=== INSTRUCTIONS FOR THE TASK ===
Write out again exactly the lines from the one containing "Generate a Python" through the one containing "import plotly.graph_objects as go", both included, and omit the pictures.

+++++

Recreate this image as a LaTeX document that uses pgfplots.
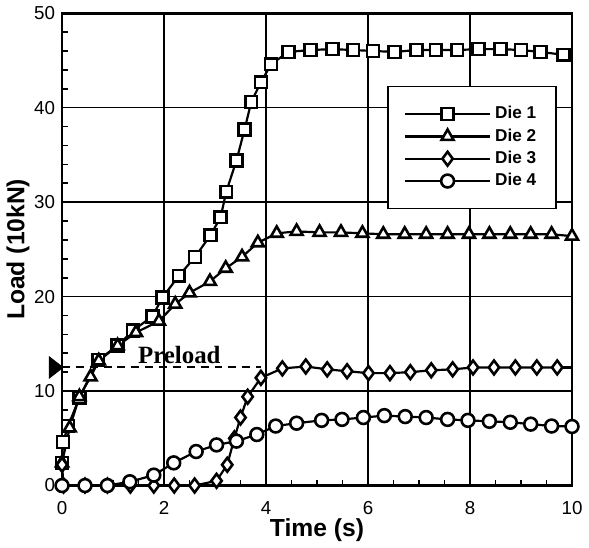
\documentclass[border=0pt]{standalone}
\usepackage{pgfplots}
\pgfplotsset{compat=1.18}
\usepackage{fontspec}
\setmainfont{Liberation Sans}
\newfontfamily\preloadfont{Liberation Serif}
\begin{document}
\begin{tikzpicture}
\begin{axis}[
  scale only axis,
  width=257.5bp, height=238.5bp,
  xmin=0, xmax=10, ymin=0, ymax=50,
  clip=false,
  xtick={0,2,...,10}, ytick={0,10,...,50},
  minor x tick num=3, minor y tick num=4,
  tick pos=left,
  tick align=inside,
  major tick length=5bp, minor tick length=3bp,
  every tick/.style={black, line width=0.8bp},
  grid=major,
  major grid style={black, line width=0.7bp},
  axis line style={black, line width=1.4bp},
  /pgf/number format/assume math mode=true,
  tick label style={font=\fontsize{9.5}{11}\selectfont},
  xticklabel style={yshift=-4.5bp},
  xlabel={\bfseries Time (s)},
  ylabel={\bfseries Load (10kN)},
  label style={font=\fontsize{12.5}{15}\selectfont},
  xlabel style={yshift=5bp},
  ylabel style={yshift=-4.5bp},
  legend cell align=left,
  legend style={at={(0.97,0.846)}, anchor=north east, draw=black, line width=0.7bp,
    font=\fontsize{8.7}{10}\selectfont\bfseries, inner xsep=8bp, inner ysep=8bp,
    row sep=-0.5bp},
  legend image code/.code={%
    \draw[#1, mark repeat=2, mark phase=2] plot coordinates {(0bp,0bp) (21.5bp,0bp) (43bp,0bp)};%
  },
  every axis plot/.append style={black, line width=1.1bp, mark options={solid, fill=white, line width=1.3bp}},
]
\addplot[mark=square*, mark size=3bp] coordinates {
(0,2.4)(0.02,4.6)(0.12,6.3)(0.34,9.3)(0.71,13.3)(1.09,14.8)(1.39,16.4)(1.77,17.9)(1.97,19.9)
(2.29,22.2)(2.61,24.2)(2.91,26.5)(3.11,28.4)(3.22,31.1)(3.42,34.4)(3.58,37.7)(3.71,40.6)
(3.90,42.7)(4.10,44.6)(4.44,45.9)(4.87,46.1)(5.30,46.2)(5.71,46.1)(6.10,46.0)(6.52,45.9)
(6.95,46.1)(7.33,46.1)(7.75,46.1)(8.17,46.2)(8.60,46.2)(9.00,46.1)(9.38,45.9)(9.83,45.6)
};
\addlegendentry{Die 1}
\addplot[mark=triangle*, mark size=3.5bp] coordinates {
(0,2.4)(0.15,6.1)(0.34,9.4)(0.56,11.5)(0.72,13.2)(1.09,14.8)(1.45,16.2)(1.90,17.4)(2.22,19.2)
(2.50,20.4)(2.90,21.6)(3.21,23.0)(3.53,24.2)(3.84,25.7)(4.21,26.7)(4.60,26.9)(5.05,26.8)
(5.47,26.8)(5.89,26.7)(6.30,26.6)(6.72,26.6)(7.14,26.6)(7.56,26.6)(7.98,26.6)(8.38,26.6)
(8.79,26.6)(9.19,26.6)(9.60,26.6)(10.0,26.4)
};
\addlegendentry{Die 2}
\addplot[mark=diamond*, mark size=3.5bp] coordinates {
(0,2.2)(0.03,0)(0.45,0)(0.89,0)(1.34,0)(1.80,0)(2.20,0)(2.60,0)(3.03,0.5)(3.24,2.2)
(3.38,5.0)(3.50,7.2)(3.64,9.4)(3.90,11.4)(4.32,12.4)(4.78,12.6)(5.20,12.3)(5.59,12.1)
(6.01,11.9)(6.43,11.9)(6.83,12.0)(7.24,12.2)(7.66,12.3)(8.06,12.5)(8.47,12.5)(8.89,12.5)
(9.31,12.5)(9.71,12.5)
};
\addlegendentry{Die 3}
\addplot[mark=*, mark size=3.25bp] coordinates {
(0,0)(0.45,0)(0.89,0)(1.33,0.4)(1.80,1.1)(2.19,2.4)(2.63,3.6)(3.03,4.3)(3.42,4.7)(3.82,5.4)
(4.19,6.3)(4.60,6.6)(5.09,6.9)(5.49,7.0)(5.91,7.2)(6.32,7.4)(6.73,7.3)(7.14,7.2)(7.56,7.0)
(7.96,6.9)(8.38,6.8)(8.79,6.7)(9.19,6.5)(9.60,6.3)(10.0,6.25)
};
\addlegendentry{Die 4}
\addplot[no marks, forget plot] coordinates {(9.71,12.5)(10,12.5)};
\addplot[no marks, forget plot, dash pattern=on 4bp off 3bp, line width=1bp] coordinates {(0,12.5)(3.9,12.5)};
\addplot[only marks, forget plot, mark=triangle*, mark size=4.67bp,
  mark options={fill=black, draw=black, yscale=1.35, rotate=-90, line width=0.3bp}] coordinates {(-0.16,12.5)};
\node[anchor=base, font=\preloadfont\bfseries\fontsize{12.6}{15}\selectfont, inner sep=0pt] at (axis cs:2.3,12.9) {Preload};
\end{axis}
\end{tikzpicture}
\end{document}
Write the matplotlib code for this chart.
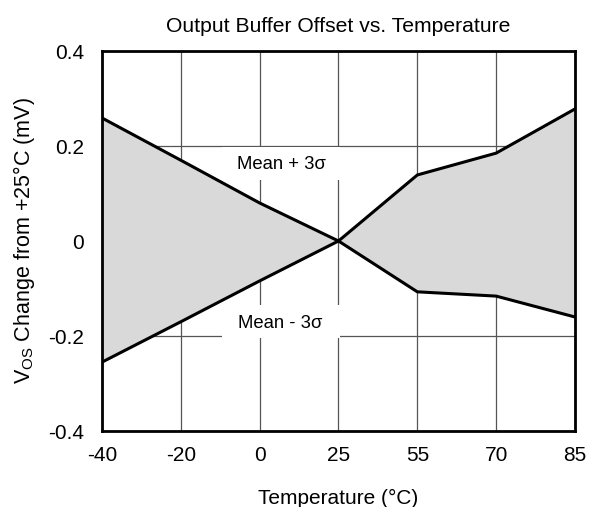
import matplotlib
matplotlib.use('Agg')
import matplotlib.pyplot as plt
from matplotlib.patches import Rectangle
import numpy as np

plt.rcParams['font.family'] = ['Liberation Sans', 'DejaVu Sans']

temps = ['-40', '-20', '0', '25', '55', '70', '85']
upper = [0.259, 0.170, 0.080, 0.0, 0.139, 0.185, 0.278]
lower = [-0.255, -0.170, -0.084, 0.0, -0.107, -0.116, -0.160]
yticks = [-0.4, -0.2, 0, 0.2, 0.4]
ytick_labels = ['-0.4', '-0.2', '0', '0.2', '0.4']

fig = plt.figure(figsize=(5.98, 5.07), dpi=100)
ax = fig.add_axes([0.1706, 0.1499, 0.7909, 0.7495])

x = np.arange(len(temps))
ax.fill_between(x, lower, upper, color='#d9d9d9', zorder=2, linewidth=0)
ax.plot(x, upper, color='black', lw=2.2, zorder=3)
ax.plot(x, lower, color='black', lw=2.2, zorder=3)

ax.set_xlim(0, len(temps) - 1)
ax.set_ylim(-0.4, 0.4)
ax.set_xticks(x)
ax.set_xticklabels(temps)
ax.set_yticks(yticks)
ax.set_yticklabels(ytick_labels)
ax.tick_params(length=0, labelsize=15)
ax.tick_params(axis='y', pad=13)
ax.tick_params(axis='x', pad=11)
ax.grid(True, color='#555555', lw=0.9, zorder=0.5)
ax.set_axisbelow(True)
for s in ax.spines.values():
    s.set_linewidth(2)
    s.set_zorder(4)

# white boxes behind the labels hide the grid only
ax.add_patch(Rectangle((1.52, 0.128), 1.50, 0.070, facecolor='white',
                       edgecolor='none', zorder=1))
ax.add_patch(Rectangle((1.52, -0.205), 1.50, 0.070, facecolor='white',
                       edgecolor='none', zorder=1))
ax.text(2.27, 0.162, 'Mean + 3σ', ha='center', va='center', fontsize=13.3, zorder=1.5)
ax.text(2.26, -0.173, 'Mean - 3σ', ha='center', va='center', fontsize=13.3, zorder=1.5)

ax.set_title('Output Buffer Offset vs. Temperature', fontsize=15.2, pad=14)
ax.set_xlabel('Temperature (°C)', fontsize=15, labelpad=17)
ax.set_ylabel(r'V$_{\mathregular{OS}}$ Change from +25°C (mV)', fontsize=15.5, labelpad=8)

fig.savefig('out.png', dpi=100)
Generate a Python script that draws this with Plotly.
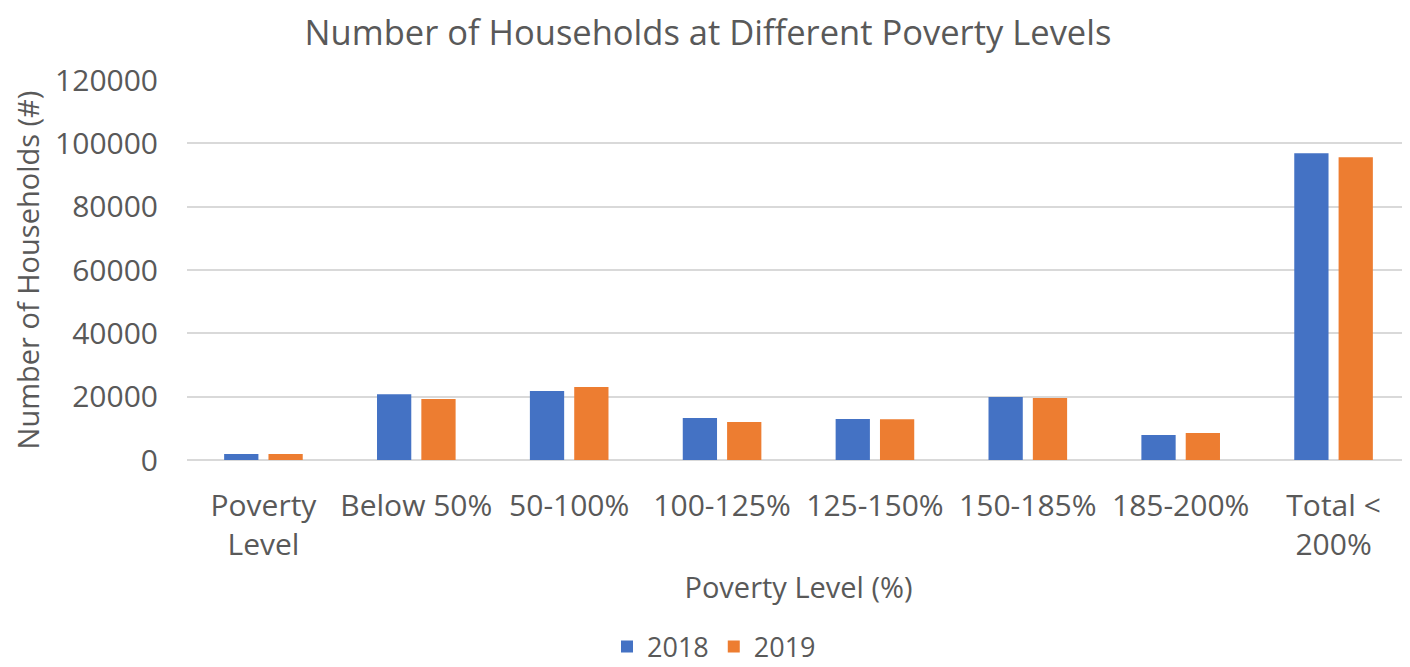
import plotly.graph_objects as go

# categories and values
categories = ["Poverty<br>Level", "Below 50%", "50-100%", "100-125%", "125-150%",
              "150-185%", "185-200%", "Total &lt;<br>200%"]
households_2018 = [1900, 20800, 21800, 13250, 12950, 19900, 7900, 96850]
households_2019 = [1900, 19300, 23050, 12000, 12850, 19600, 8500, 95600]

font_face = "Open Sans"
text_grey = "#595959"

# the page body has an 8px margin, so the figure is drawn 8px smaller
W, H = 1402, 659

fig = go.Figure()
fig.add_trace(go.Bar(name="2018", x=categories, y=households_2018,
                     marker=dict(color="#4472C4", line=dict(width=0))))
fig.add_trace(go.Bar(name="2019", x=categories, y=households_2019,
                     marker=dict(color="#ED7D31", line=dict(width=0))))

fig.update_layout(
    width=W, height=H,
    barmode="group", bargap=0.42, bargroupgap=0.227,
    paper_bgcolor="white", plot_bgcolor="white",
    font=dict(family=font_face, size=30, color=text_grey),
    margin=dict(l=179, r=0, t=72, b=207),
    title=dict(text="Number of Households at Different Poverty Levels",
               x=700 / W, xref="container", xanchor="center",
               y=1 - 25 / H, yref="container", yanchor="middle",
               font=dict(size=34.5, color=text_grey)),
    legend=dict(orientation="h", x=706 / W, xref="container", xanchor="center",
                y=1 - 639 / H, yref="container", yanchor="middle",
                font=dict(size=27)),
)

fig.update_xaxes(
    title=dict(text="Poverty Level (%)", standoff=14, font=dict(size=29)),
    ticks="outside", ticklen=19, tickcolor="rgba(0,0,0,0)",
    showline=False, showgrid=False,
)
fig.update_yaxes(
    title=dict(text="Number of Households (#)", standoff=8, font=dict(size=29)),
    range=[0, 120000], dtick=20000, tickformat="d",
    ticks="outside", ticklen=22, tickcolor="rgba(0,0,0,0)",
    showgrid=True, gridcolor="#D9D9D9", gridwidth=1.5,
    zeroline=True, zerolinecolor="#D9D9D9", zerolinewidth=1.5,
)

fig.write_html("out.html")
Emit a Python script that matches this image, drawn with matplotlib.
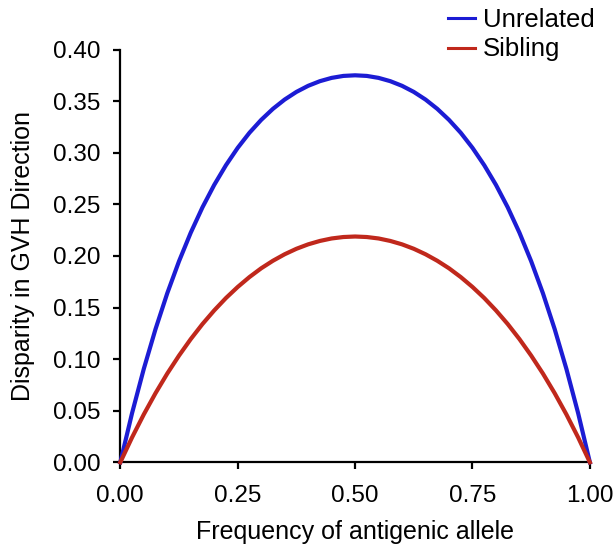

+++++

=== FINAL RESULT ===
Generate a Python script that draws this with Plotly.
import plotly.graph_objects as go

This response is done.